PROBLEM STATEMENT: Return, word for word, the lines from the line holding "Clone this chart in Plotly." through the line holding "0.027, 0.0088, 0.0022]". Include both end lines and no others.

ENTRIES SHOWN:
======

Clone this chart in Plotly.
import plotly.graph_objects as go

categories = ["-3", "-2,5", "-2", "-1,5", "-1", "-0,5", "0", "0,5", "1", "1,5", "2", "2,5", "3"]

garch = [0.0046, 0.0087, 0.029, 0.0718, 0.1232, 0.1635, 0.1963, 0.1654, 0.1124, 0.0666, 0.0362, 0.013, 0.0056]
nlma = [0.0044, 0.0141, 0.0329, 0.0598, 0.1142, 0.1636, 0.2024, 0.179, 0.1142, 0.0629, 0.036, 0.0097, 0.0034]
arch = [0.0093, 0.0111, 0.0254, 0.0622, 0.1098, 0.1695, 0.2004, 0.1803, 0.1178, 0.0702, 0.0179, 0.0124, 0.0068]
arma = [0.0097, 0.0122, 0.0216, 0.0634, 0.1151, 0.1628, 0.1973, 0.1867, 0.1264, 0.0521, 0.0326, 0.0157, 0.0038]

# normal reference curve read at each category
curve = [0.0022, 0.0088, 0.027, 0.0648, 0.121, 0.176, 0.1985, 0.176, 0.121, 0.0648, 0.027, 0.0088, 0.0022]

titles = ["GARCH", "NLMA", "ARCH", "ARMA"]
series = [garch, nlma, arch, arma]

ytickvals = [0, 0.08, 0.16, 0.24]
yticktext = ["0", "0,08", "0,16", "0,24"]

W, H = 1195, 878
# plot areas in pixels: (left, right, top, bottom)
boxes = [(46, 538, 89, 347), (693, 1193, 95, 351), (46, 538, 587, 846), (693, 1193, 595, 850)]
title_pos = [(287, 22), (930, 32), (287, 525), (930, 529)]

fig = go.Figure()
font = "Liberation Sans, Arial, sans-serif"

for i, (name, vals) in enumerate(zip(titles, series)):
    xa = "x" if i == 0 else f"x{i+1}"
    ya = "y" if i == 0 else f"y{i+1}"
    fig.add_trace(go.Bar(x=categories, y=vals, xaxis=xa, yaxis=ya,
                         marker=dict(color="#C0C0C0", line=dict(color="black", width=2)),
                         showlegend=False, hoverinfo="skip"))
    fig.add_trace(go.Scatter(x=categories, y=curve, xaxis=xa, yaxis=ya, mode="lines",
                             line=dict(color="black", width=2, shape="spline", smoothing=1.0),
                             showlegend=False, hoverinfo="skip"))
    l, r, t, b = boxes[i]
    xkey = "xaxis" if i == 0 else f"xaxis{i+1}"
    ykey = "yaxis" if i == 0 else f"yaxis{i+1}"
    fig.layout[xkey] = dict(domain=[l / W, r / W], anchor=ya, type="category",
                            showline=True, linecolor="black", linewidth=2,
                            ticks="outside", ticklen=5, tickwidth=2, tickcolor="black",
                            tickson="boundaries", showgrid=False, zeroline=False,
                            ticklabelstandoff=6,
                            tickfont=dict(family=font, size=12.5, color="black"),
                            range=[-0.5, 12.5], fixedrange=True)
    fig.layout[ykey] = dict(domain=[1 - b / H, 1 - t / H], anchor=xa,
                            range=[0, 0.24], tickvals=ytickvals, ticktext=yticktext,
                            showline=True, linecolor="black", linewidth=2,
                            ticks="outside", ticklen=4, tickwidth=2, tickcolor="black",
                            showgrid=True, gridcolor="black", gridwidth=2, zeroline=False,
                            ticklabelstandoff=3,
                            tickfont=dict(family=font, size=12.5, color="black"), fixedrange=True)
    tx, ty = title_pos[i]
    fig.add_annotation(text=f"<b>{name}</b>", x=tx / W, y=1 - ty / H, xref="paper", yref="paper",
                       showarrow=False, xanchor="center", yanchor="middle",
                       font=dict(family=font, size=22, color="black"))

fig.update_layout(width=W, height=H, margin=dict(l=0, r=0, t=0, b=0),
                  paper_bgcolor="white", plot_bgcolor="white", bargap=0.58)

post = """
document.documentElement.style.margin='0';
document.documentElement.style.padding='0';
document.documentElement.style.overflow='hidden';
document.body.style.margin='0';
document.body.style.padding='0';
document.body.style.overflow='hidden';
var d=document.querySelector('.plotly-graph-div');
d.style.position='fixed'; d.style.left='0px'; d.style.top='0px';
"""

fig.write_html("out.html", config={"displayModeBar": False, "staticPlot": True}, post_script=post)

======

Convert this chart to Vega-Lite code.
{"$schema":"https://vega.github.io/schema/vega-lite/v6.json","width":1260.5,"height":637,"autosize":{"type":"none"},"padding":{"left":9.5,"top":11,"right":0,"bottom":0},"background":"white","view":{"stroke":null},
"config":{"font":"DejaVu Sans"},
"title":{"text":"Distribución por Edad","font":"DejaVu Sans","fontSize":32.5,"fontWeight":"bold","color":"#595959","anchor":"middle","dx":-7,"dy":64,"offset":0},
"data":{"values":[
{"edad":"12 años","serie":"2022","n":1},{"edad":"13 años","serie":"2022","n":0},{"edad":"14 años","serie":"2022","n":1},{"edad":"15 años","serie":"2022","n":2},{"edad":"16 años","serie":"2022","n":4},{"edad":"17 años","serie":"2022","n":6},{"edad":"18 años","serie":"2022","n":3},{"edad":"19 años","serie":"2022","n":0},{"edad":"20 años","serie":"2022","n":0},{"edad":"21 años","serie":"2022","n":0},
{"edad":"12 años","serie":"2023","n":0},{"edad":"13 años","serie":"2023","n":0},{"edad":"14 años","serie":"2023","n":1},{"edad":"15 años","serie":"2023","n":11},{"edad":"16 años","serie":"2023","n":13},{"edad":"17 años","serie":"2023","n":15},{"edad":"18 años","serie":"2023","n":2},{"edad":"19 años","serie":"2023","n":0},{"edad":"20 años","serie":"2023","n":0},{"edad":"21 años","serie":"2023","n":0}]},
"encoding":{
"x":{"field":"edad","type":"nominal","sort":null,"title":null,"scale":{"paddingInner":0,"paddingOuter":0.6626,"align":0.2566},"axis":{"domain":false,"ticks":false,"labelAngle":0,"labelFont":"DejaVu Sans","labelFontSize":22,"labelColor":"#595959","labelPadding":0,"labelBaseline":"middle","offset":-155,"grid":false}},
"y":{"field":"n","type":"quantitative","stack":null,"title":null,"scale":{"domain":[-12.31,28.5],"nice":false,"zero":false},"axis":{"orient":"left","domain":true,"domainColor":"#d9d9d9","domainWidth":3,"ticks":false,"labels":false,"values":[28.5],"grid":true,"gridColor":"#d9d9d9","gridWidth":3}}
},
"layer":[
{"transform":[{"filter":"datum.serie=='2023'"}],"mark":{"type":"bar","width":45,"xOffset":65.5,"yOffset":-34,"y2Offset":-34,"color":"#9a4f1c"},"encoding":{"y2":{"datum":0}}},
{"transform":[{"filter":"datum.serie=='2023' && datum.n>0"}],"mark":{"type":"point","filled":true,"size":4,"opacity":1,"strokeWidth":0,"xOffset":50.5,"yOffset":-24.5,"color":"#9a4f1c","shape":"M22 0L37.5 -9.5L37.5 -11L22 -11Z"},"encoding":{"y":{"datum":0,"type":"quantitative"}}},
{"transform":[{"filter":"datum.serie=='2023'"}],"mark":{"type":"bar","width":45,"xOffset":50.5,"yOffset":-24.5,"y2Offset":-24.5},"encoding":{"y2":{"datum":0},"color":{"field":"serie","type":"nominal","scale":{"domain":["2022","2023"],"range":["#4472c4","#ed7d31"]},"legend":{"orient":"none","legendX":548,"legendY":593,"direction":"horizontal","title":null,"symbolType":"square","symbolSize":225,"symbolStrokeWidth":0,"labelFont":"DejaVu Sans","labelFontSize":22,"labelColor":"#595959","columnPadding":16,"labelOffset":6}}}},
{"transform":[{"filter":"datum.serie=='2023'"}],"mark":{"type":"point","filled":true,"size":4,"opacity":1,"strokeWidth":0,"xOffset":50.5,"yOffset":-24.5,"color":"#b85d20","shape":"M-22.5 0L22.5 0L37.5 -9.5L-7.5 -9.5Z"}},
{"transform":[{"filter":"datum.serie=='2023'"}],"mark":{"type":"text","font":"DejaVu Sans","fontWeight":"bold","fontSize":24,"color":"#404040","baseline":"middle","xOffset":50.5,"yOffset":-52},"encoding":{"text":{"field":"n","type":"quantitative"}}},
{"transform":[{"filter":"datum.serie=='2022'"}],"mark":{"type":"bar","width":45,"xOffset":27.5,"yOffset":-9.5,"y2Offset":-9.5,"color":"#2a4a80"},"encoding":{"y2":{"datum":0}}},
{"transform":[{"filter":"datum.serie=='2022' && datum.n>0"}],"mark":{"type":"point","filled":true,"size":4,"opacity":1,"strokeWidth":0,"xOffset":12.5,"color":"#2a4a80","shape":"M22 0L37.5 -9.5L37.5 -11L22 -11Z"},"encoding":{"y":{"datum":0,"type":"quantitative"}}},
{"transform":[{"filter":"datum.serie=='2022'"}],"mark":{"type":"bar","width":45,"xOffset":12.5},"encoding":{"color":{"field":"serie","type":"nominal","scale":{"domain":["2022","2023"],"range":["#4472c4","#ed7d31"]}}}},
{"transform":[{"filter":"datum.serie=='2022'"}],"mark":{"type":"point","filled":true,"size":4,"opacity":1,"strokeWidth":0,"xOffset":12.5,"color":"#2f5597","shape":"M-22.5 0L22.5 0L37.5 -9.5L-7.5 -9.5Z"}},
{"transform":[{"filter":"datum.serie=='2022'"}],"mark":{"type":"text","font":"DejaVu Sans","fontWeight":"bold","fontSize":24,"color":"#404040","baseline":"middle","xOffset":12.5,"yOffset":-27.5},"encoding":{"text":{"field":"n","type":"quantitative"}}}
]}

======

WRITTEN SOLUTION:
Clone this chart in Plotly.
import plotly.graph_objects as go

categories = ["-3", "-2,5", "-2", "-1,5", "-1", "-0,5", "0", "0,5", "1", "1,5", "2", "2,5", "3"]

garch = [0.0046, 0.0087, 0.029, 0.0718, 0.1232, 0.1635, 0.1963, 0.1654, 0.1124, 0.0666, 0.0362, 0.013, 0.0056]
nlma = [0.0044, 0.0141, 0.0329, 0.0598, 0.1142, 0.1636, 0.2024, 0.179, 0.1142, 0.0629, 0.036, 0.0097, 0.0034]
arch = [0.0093, 0.0111, 0.0254, 0.0622, 0.1098, 0.1695, 0.2004, 0.1803, 0.1178, 0.0702, 0.0179, 0.0124, 0.0068]
arma = [0.0097, 0.0122, 0.0216, 0.0634, 0.1151, 0.1628, 0.1973, 0.1867, 0.1264, 0.0521, 0.0326, 0.0157, 0.0038]

# normal reference curve read at each category
curve = [0.0022, 0.0088, 0.027, 0.0648, 0.121, 0.176, 0.1985, 0.176, 0.121, 0.0648, 0.027, 0.0088, 0.0022]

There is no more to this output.